Qualitative Analysis. Figures 4 and 5 show the qualitative results of our network. Our network is able to estimate fine-scale textures of objects. Comparing between \(L_2\) and \(L_2 + L_{ang}\), we figure out that the angular loss provides more fine-scale textures than intensity loss. By adding the integrability constraint, the result produces a smoother surface. This demonstrates, therefore, that our network is trained to follow physical properties relevant to SfS.

4.4 Shape Estimation at Arbitrary Lighting Direction

We evaluate our network for the surface estimation with an arbitrary lighting direction. Without prior knowledge of the lighting directions, SfS becomes a more challenging problem. As shown in Fig. 6, we captured several real-world objects. The glove has a complex surface geometry. Note that the bumpy surface and the stitches at the bottom are reconstructed. The cap has a ‘C’ letter on it and the geometry of this is reconstructed in mesh result.

5 Conclusion

In this paper, we have presented a generative adversarial network for estimating surface normal maps from a single NIR image. As far as we aware, this is the first work to estimate fine-scale surface geometry from a NIR images using a deep CNN framework. The proposed network shows competitive performance without any lighting information. We demonstrated that our photometically-inspired object function improves the quality of surface normal estimation. We also applied our network to arbitrary NIR images which are captured under different configuration with the training dataset and have shown the promising results.

Limitation and Future Work. In our work, we did not take inter-reflections into account, which might produce inaccurate normals at concave regions. We also observed convexity/concavity ambiguity at some examples analogous to conventional SfS methods.
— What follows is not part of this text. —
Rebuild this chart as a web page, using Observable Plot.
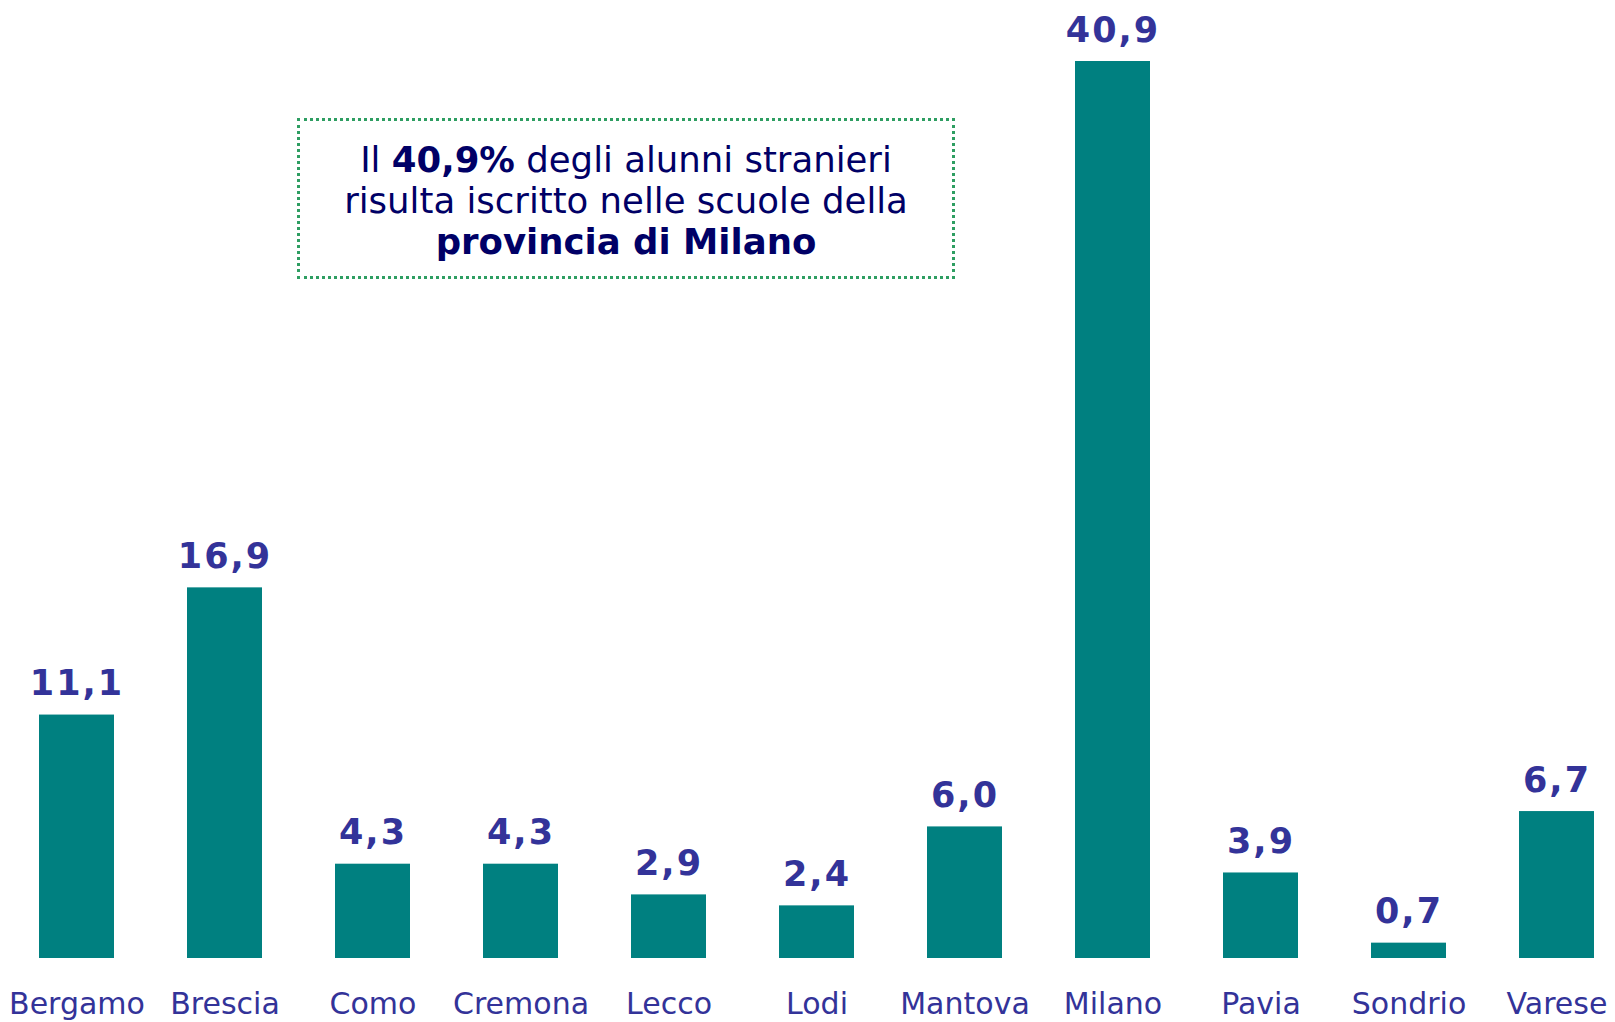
<!DOCTYPE html>
<html>
<head>
<meta charset="utf-8">
<script src="https://cdn.jsdelivr.net/npm/d3@7"></script>
<script src="https://cdn.jsdelivr.net/npm/@observablehq/plot@0.6"></script>
<style>
  html, body { margin: 0; padding: 0; background: #fff; }
  #wrap { position: relative; width: 1615px; height: 1022px; overflow: hidden; }
  #note {
    position: absolute; left: 297px; top: 118px; width: 658px; height: 161px;
    box-sizing: border-box; border: 3px dotted #2e9e62;
    padding-top: 18px; text-align: center;
    font-family: "DejaVu Sans", sans-serif; font-size: 35.5px; line-height: 41px;
    color: #000066;
  }
  #note b { font-weight: bold; }
  .vlab text { letter-spacing: 2px; }
</style>
</head>
<body>
<div id="wrap">
  <div id="chart"></div>
  <div id="note">Il <b>40,9%</b> degli alunni stranieri<br>risulta iscritto nelle scuole della<br><b>provincia di Milano</b></div>
</div>
<script>
const categories = ["Bergamo","Brescia","Como","Cremona","Lecco","Lodi","Mantova","Milano","Pavia","Sondrio","Varese"];
const values = [11.1, 16.9, 4.3, 4.3, 2.9, 2.4, 6.0, 40.9, 3.9, 0.7, 6.7];

const data = categories.map((c, i) => ({ provincia: c, valore: values[i] }));
const fmt = v => d3.format(".1f")(v).replace(".", ",");

const chart = Plot.plot({
  width: 1615,
  height: 1022,
  marginLeft: 38,
  marginRight: 20,
  marginTop: 61,
  marginBottom: 64,
  style: { fontFamily: "DejaVu Sans, sans-serif", background: "#fff" },
  x: { domain: categories, paddingInner: 0.49, paddingOuter: 0, axis: null },
  y: { domain: [0, 40.9], axis: null },
  marks: [
    Plot.barY(data, { x: "provincia", y: "valore", fill: "#008080" }),
    Plot.text(data, {
      x: "provincia", y: "valore", text: d => fmt(d.valore),
      dy: -20, lineAnchor: "bottom", fontSize: 35, fontWeight: "bold",
      fill: "#333399", className: "vlab"
    }),
    Plot.text(data, {
      x: "provincia", y: 0, text: "provincia",
      dy: 55, lineAnchor: "bottom", fontSize: 30, fill: "#333399"
    })
  ]
});
document.getElementById("chart").appendChild(chart);
</script>
</body>
</html>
Further study should be conducted to resolve this problem. Our reconstruction might suffer from distortions of low-frequency geometry as stated in Sect. 4. This is because we have relatively small amount of training data and we restrict our goal as estimating fine-scale geometry to train our network without overfitting to the limited training data. Despite we aimed reconstructing fine-scale surface geometry, we believe this can be further combined with various scene-level depth estimation techniques. Moreover, our network can be extended to estimate a lighting direction as well as surface normals, which can be a strong prior for conventional SfS methods.